Email marketing do’s and don’ts

Written by Femke van Zelst

Recently, Robert Rebergen, founder and owner of e-Village, was a guest at 7 Ditches TV’s Ronnie Overgoor. Robert explained the do’s and don’ts of email marketing. Are you also planning to get more from your email marketing? We summed up the do’s and don’ts for you in this blog.


1. Think of a strategy and collect email addresses

It turns out that, despite the rise of alternative means of communication and social media, email is still one of the most effective marketing channels. But using email marketing alone is not enough. It is important to have the entire communication chain in sync, and to formulate a strategy. In order to email people, you need email addresses. Collecting email addresses can be done several ways. In theory, you could ask the client for their email address at every touch point, for instance in the store or on the website. However, it is important that you make clear to the client what’s in it for them. The client will often only give up their email address if they get something in return. For instance, you can offer the client a discount on their first order. It used to be that email addresses were purchased in bulk from third parties. Those practices, however, are outdated. Your own data is much more valuable.

2. Segment your target market and listen to the data

Listening to the data is done by looking at your reports. What does a mailing achieve for me? Based on the click behaviour, you can for instance find out which groups read which content most, and which product a group is most interested in. Based on this data, you can further segment your next mailing, and fine-tune your content to this.

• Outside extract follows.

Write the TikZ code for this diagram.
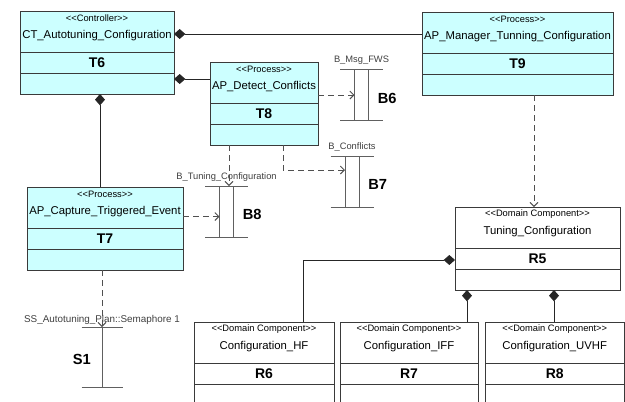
\documentclass[tikz,border=0pt]{standalone}
\usepackage{fontspec}
\setmainfont{Liberation Sans}[Ligatures=TeXOff]
\usetikzlibrary{arrows.meta,calc,positioning}

\definecolor{procfill}{HTML}{CCFFFF}
\definecolor{edgegray}{HTML}{3A3A3A}
\definecolor{depgray}{HTML}{505050}
\definecolor{bufgray}{HTML}{606060}

\tikzset{
  classbox/.style={draw=edgegray, line width=0.7pt, inner sep=0pt, outer sep=0pt},
  procbox/.style={classbox, fill=procfill},
  domainbox/.style={classbox, fill=white},
  classline/.style={draw=edgegray, line width=0.7pt},
  stereo/.style={font=\fontsize{7}{8}\selectfont, inner sep=0pt},
  cname/.style={font=\fontsize{8.5}{10}\selectfont, inner sep=0pt},
  cid/.style={font=\fontsize{10.5}{12}\selectfont\bfseries, inner sep=0pt},
  bufbox/.style={inner sep=0pt, outer sep=0pt, minimum width=32.25pt, minimum height=38.25pt},
  bufline/.style={draw=bufgray, line width=0.7pt},
  buflabel/.style={font=\fontsize{7}{8}\selectfont, text=black!75, inner sep=0pt},
  bufid/.style={font=\fontsize{11}{13}\selectfont\bfseries, inner sep=0pt},
  comp/.style={draw=black!85, line width=0.7pt, {Diamond[length=8.5pt,width=7.5pt]}-},
  dep/.style={draw=depgray, line width=0.7pt, dash pattern=on 4.5pt off 3pt,
    -{Straight Barb[length=3pt,width=6pt]}},
}

% class with stereotype, name, id row and an empty row
% #1 style, #2 name, #3 left, #4 top, #5 width, #6 stereotype, #7 title, #8 id
\newcommand{\umlclass}[8]{%
  \node[#1, minimum width={#5*0.75pt}, minimum height={83*0.75pt}, anchor=north west] (#2) at (#3,#4) {};
  \draw[classline] ($(#2.north west)+(0,41)$) -- ($(#2.north east)+(0,41)$);
  \draw[classline] ($(#2.north west)+(0,62)$) -- ($(#2.north east)+(0,62)$);
  \node[stereo] at ($(#2.north)+(0,7)$) {<<#6>>};
  \node[cname] at ($(#2.north)+(0,25)$) {#7};
  \node[cid] at ($(#2.north)+(0,52)$) {#8};
}

\begin{document}
\begin{tikzpicture}[x=0.75pt,y=-0.75pt]
  \useasboundingbox (0,0) rectangle (625,401);
  \clip (0,0) rectangle (625,401);

  % Processes and controller
  \umlclass{procbox}{ct}{20}{11}{154}{Controller}{CT\_Autotuning\_Configuration}{T6}
  \umlclass{procbox}{apd}{210}{62}{108}{Process}{AP\_Detect\_Conflicts}{T8}
  \umlclass{procbox}{apm}{422}{12}{191}{Process}{AP\_Manager\_Tunning\_Configuration}{T9}
  \umlclass{procbox}{apc}{27}{187}{156}{Process}{AP\_Capture\_Triggered\_Event}{T7}

  % Domain components
  \umlclass{domainbox}{tc}{455}{207}{165}{Domain Component}{Tuning\_Configuration}{R5}
  \umlclass{domainbox}{hf}{194}{322}{140}{Domain Component}{Configuration\_HF}{R6}
  \umlclass{domainbox}{iff}{340}{322}{138}{Domain Component}{Configuration\_IFF}{R7}
  \umlclass{domainbox}{uvhf}{485}{322}{139.5}{Domain Component}{Configuration\_UVHF}{R8}

  % Buffers
  \foreach \n/\x/\y/\lbl/\tag in {b6/361.5/95/B\_Msg\_FWS/B6,
      b7/352/181.5/B\_Conflicts/B7,
      b8/226.5/211.5/B\_Tuning\_Configuration/B8} {
    \node[bufbox] (\n) at (\x,\y) {};
    \draw[bufline] (\n.north west) -- (\n.north east);
    \draw[bufline] (\n.south west) -- (\n.south east);
    \draw[bufline] ($(\n.north)+(-7,0)$) -- ($(\n.south)+(-7,0)$);
    \draw[bufline] ($(\n.north)+(7,0)$) -- ($(\n.south)+(7,0)$);
    \node[buflabel] at ($(\n.north)+(0,-9)$) {\lbl};
    \node[bufid, anchor=west] at ($(\n.center)+(16,3)$) {\tag};
  }

  % Semaphore
  \node[bufbox, minimum width=30.75pt, minimum height=45pt] (s1) at (102,357) {};
  \draw[bufline] (s1.north west) -- (s1.north east);
  \draw[bufline] (s1.south west) -- (s1.south east);
  \draw[bufline] (s1.north) -- (s1.south);
  \node[buflabel, font=\fontsize{7.4}{8}\selectfont] at ($(s1.north)+(0,-7)$) {SS\_Autotuning\_Plan::Semaphore 1};
  \node[bufid, anchor=east] at ($(s1.center)+(-11,2)$) {S1};

  % Compositions
  \draw[comp] ($(ct.north east)+(0,23)$) coordinate (k1) -- (k1 -| apm.west);
  \draw[comp] ($(ct.north east)+(0,68)$) coordinate (k2) -- (k2 -| apd.west);
  \draw[comp] ($(ct.south)+(3,0)$) coordinate (k3) -- (k3 |- apc.north);
  \draw[comp] ($(tc.north west)+(0,53)$) -| ($(hf.north)+(39,0)$);
  \draw[comp] ($(tc.south)+(-70.5,0)$) coordinate (k5) -- (k5 |- iff.north);
  \draw[comp] ($(tc.south)+(16.5,0)$) coordinate (k6) -- (k6 |- uvhf.north);

  % Dependencies
  \draw[dep] (apd.east |- b6) -- ($(b6.center)+(-7,0)$);
  \draw[dep] ($(apd.south)+(19,0)$) |- ($(b7.center)+(-7,-11.5)$);
  \draw[dep] ($(apd.south)+(-35,0)$) coordinate (d8) -- (d8 |- b8.north);
  \draw[dep] ($(apc.east)+(0,-12)$) coordinate (c8) -- ($(c8 -| b8.center)+(-7,0)$);
  \draw[dep] (s1.north |- apc.south) -- (s1.north);
  \draw[dep] ($(apm.south)+(16.5,0)$) coordinate (m9) -- (m9 |- tc.north);
\end{tikzpicture}
\end{document}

3. Use marketing automation

Marketing automation enables you to automate phases of the marketing process. The systems can engage in marketing for you automatically. You don’t have to plan out your campaign 100%, because clients will always behave different from what you expect. Plan out about 80% and learn from that last part how to create a smarter marketing plan. For instance, the client receives a newsletter with items A, B, C, and D. He clicks items A and B. You know these items are interesting to him. In the follow emails, you could show him only those items. This can all be automated, and in the end that will save you a lot of time. You can also make use of marketing automation to personalise the entire email per individual, making the customer feel like the email was written especially for him.


1. Don’t spam

Spam is bothering someone with your information without them asking for it. On 25 May 2018, the GDPR will take effect. This legislation means that you need explicit consent from the recipient to email them. Give the recipient control and make sure that when they want to opt out, you have a smart opt-out procedure that does not automatically opt them out of everything. When you create an opt-in process in a web form, use a double opt-in. The client signs up through a web form and then receives an email asking for a second confirmation that they want to receive your emails. The conversion of these sing-up emails is considerably higher than that of other emails. This makes it a good time to offer the client an introductory discount.

2. Don’t use boring subject lines and pre-headers

The average consumer receives between 40 and 70 emails a day. So you’ll have to stand out. Your subject line has to catch the eye. If it doesn’t, odds are you email will directly go into the recycle bin. Using automation, you can ensure every individual receives an email with a personalised subject line.

3. Don’t use unnecessary and irrelevant information

Make sure the client receives the right bit of information at the right time. Your timing is crucial. There is no optimal day for sending; this depends on the sector. So you will have to test for yourself which days and times create the highest conversion. In our Email Benchmark lyou can read which days and times various sectors use to email and what the accompanying open ratios and click through ratios are.

The ROI on email is high. If you do it well and listen to your data, email can mean a lot for your business!